Já não parece ser razoável a opção do legislador de
alargar o universo de legitimidade para além da protecção jurídica subjectiva,
nomeadamente através da acção popular, admitindo que, mesmo aqueles que não
possuam “interesse pessoal na demanda” (art.9º/2 CPTA), possam intervir no
contencioso relativo a um contrato da função administrativa. O que está em
causa é uma actuação administrativa baseada num negocio jurídico bilateral, em
que a produção de efeitos decorre da vontade das partes, e não perante uma
relação decorrente de uma actuação unilateral da Administração Pública.
A própria noção de contrato parece ser incompatível com a
lógica da abertura do processo a quem nada tenha a ver com tal relação
jurídica, como é o caso do actor popular, pois não faz sentido considerar que
os direitos constituídos pela via contratual são, simultaneamente, relativos e
absolutos, decorrentes da vontades das partes e oponíveis erga omnes,
integrantes de uma relação criada por sujeitos determinados mas aberta a toda a
colectividade.
Em segundo lugar, no que respeita aos pedidos relativos à
execução dos contratos da função administrativa, o Código consagrou igualmente
uma situação de ampliação da legitimidade (art.40º/2 CPTA), identificando
categorias similares de sujeitos, a saber:
1)
os contraentes
2)
os particulares
lesados nos seus direitos pela execução do contrato, quer em razão do
respectivo clausulado, quer por terem sido preteridos no procedimento prévio
3)
o Ministério Público,
mas apenas quando estiver em causa um interesse público especialmente relevante
4)
o actor popular
O legislador chega ao mesmo resultado de considerar que
para além dos contraentes, gozam também de legitimidade outros particulares
afectados pela relação contratual, assim como o actor público e o actor
popular.
Os critérios de aferição da legitimidade para o Ministério
Público parecem ser mais exigentes dos que o do actor popular, já que só se
permite a intervenção do primeiro em caso de interesse público especialmente
relevante, o que não se exige no segundo caso.

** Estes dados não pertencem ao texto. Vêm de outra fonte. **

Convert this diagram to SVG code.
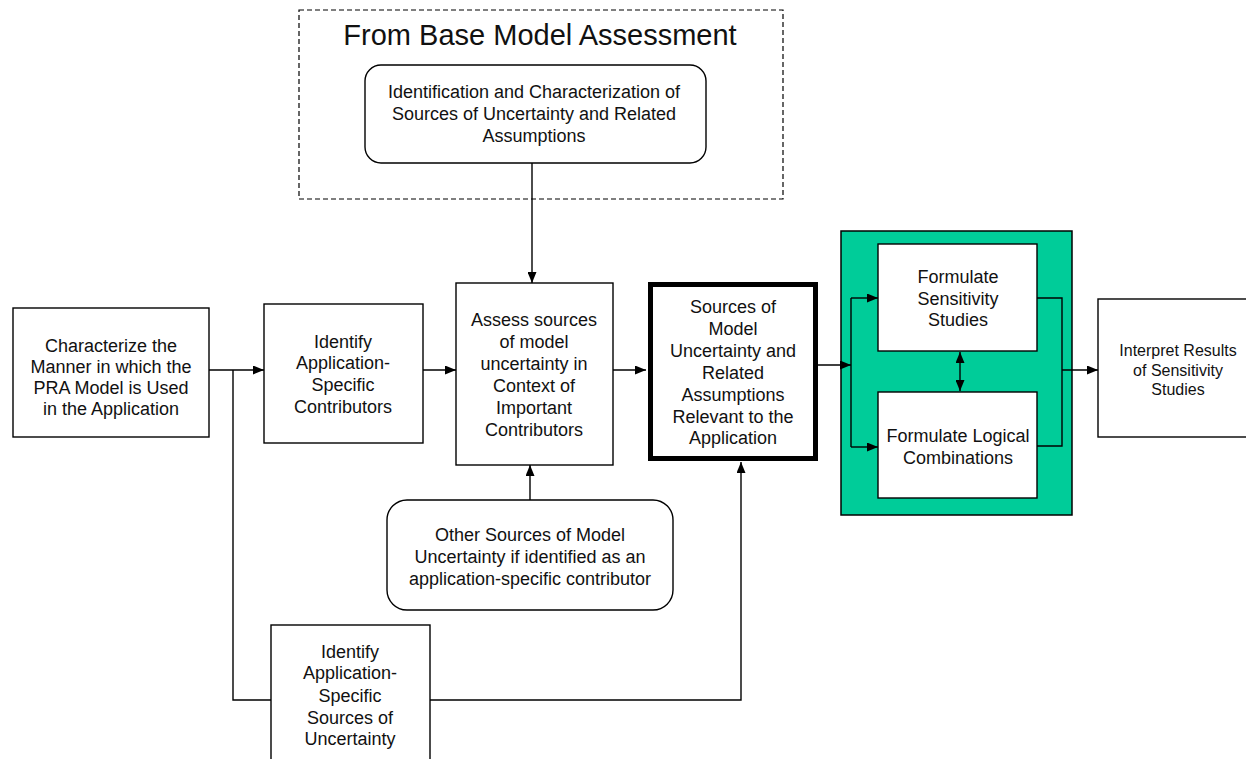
<svg xmlns="http://www.w3.org/2000/svg" width="1246" height="759" viewBox="0 0 1246 759">
<defs>
<marker id="ah" markerUnits="userSpaceOnUse" markerWidth="11" markerHeight="9" refX="11" refY="4.5" orient="auto-start-reverse">
<path d="M0,0 L11,4.5 L0,9 z" fill="#000"/>
</marker>
<style>
.box{fill:#fff;stroke:#000;stroke-width:1.4}
.t{font-family:"Liberation Sans",Arial,sans-serif;font-size:18px;fill:#111;text-anchor:middle;dominant-baseline:central}
.c{fill:none;stroke:#000;stroke-width:1.4}
.a{marker-end:url(#ah)}
</style>
</defs>
<rect width="1246" height="759" fill="#fff"/>

<g id="base-model-assessment">
<rect x="299" y="10" width="484" height="189" fill="none" stroke="#000" stroke-width="1.2" stroke-dasharray="5,3"/>
<text x="540" y="35" class="t" style="font-size:29px">From Base Model Assessment</text>
</g>

<g id="connectors">
<line class="c a" x1="532" y1="163" x2="532" y2="283"/>
<line class="c a" x1="209" y1="370" x2="264" y2="370"/>
<line class="c a" x1="423" y1="370" x2="456" y2="370"/>
<line class="c a" x1="613" y1="370" x2="646" y2="370"/>
<line class="c a" x1="530" y1="500" x2="530" y2="465"/>
<path class="c a" d="M233,370 V700 H741 V462"/>
</g>

<g id="green-group">
<rect x="841" y="231" width="231" height="284" fill="#00CC99" stroke="#000" stroke-width="1.5"/>
</g>

<g id="inner-connectors">
<line class="c a" x1="818" y1="365" x2="851" y2="365"/>
<path class="c" d="M851,298 V447"/>
<line class="c a" x1="851" y1="298" x2="878" y2="298"/>
<line class="c a" x1="851" y1="447" x2="878" y2="447"/>
<path class="c" d="M1037,298 H1062 V446 H1037"/>
<line class="c a" x1="1062" y1="370" x2="1098" y2="370"/>
<line class="c a" x1="960" y1="352" x2="960" y2="391" style="marker-start:url(#ah)"/>
</g>

<g id="identification">
<rect class="box" x="365" y="65" width="341" height="98" rx="16"/>
<text class="t" x="534" y="92">Identification and Characterization of</text>
<text class="t" x="534" y="114">Sources of Uncertainty and Related</text>
<text class="t" x="534" y="136">Assumptions</text>
</g>

<g id="characterize">
<rect class="box" x="13" y="308" width="196" height="129"/>
<text class="t" x="111" y="346">Characterize the</text>
<text class="t" x="111" y="367">Manner in which the</text>
<text class="t" x="111" y="388">PRA Model is Used</text>
<text class="t" x="111" y="409">in the Application</text>
</g>

<g id="identify-contributors">
<rect class="box" x="264" y="304" width="159" height="139"/>
<text class="t" x="343" y="342">Identify</text>
<text class="t" x="343" y="363">Application-</text>
<text class="t" x="343" y="385">Specific</text>
<text class="t" x="343" y="407">Contributors</text>
</g>

<g id="assess">
<rect class="box" x="456" y="283" width="157" height="182"/>
<text class="t" x="534" y="320">Assess sources</text>
<text class="t" x="534" y="342">of model</text>
<text class="t" x="534" y="364">uncertainty in</text>
<text class="t" x="534" y="386">Context of</text>
<text class="t" x="534" y="408">Important</text>
<text class="t" x="534" y="430">Contributors</text>
</g>

<g id="sources-relevant">
<rect x="650.5" y="284.5" width="165" height="174" fill="#fff" stroke="#000" stroke-width="5"/>
<text class="t" x="733" y="307">Sources of</text>
<text class="t" x="733" y="329">Model</text>
<text class="t" x="733" y="351">Uncertainty and</text>
<text class="t" x="733" y="373">Related</text>
<text class="t" x="733" y="395">Assumptions</text>
<text class="t" x="733" y="417">Relevant to the</text>
<text class="t" x="733" y="438">Application</text>
</g>

<g id="formulate-sensitivity">
<rect class="box" x="878" y="244" width="159" height="107"/>
<text class="t" x="958" y="277">Formulate</text>
<text class="t" x="958" y="299">Sensitivity</text>
<text class="t" x="958" y="320">Studies</text>
</g>

<g id="formulate-logical">
<rect class="box" x="878" y="392" width="159" height="106"/>
<text class="t" x="958" y="436">Formulate Logical</text>
<text class="t" x="958" y="458">Combinations</text>
</g>

<g id="interpret">
<rect class="box" x="1098" y="299" width="160" height="138"/>
<text class="t" x="1178" y="350" style="font-size:16px">Interpret Results</text>
<text class="t" x="1178" y="370" style="font-size:16px">of Sensitivity</text>
<text class="t" x="1178" y="389" style="font-size:16px">Studies</text>
</g>

<g id="other-sources">
<rect class="box" x="387" y="500" width="286" height="110" rx="20"/>
<text class="t" x="530" y="535">Other Sources of Model</text>
<text class="t" x="530" y="557">Uncertainty if identified as an</text>
<text class="t" x="530" y="579">application-specific contributor</text>
</g>

<g id="identify-sources">
<rect class="box" x="271" y="625" width="159" height="145"/>
<text class="t" x="350" y="652">Identify</text>
<text class="t" x="350" y="673">Application-</text>
<text class="t" x="350" y="696">Specific</text>
<text class="t" x="350" y="718">Sources of</text>
<text class="t" x="350" y="739">Uncertainty</text>
</g>
</svg>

Por um lado, os interesses de
defesa da legalidade e do interesse público, que tanto o Ministério Público
como o actor popular prosseguem, mediante o direito de acção em juízo, em
geral, revestem-se sempre de especial relevância – pois, estão em causa valores
e bens constitucionalmente protegidos como resulta do art.9º/2 CPTA -, não se
percebendo porque é que em matéria de contratos tal relevância deveria ser
ainda mais especial. Ainda mais tratando-se o primeiro de um organismo
estadual, a quem está cometida a tarefa de zelar, a titulo institucional, pela
defesa da legalidade e do interesse público (art.219º CRP).
Não apenas introduz um alargamento desmesurado da
legitimidade, dado que admite a intervenção de quem não possua qualquer
interesse pessoal na demanda, o que é contraditório com a natureza da relação
contratual controvertida; como também regula esse alargamento objectivo de
forma incorrecta pois ele deveria realizar-se antes através do mecanismo da
acção pública e não do da acção popular.
Especifica do contencioso contratual é também a regra do
pressuposto processual da opportunidade. Enquanto a acção administrativa comum,
em geral, não está sujeita a qualquer prazo (art.41º/1 CPTA), já no que
respeita à impugnação de contratos da função administrativa existe uma regra
especial, segundo a qual os pedidos de anulação, total ou parcial, de contratos
podem ser deduzidos no prazo de 6 meses contados da data da celebração do
contrato, ou, quanto a terceiros, do conhecimento do seu clausulado (art.41º/2
CPTA).
O fundamento da regra parece ser o da criação de um
paralelismo entre a regulação aplicável à impugnação de actos e à impugnação de
contratos, mas é duvidosa esta asserção, dado que as exigências de estabilidade
e da tutela da confiança dos particulares, que justificam os prazos para reagir
contra as actuações unilaterais, não se colocam da mesma maneira perante um
negocio jurídico bilateral, em que a produção de efeitos decorre do próprio acordo
de vontades entre as partes.
É necessário interpretar a previsão de tais prazos de
forma restritiva, nomeadamnete não a alargando aos pedidos de condenação, que
devem poder ser propostos a todo o tempo, da mesma maneira que se deve
considerar que aqueles não possuem qualquer efeito preclusivo do julgamento
futuro das relações contratuais (aplicando aqui, por analogia, o regime
previsto, no art.38º CPTA, sob pena de se estar a criar um regime de
inimpugnabilidade mais gravoso para os contratos da função administrativa do
que para os actos administrativos, o que seria um absurdo).
®
Se a regulação de
pressupostos processuais para o contencioso administrativo dos contratos é
positiva na medida em que reconhece a “autonomia contenciosa” dessa forma de
actuação, já o estabelecimento de regras, cujo conteúdo conduza a um tratamento
processual equiparado de actos e de contratos não se afigura ser “saudável”.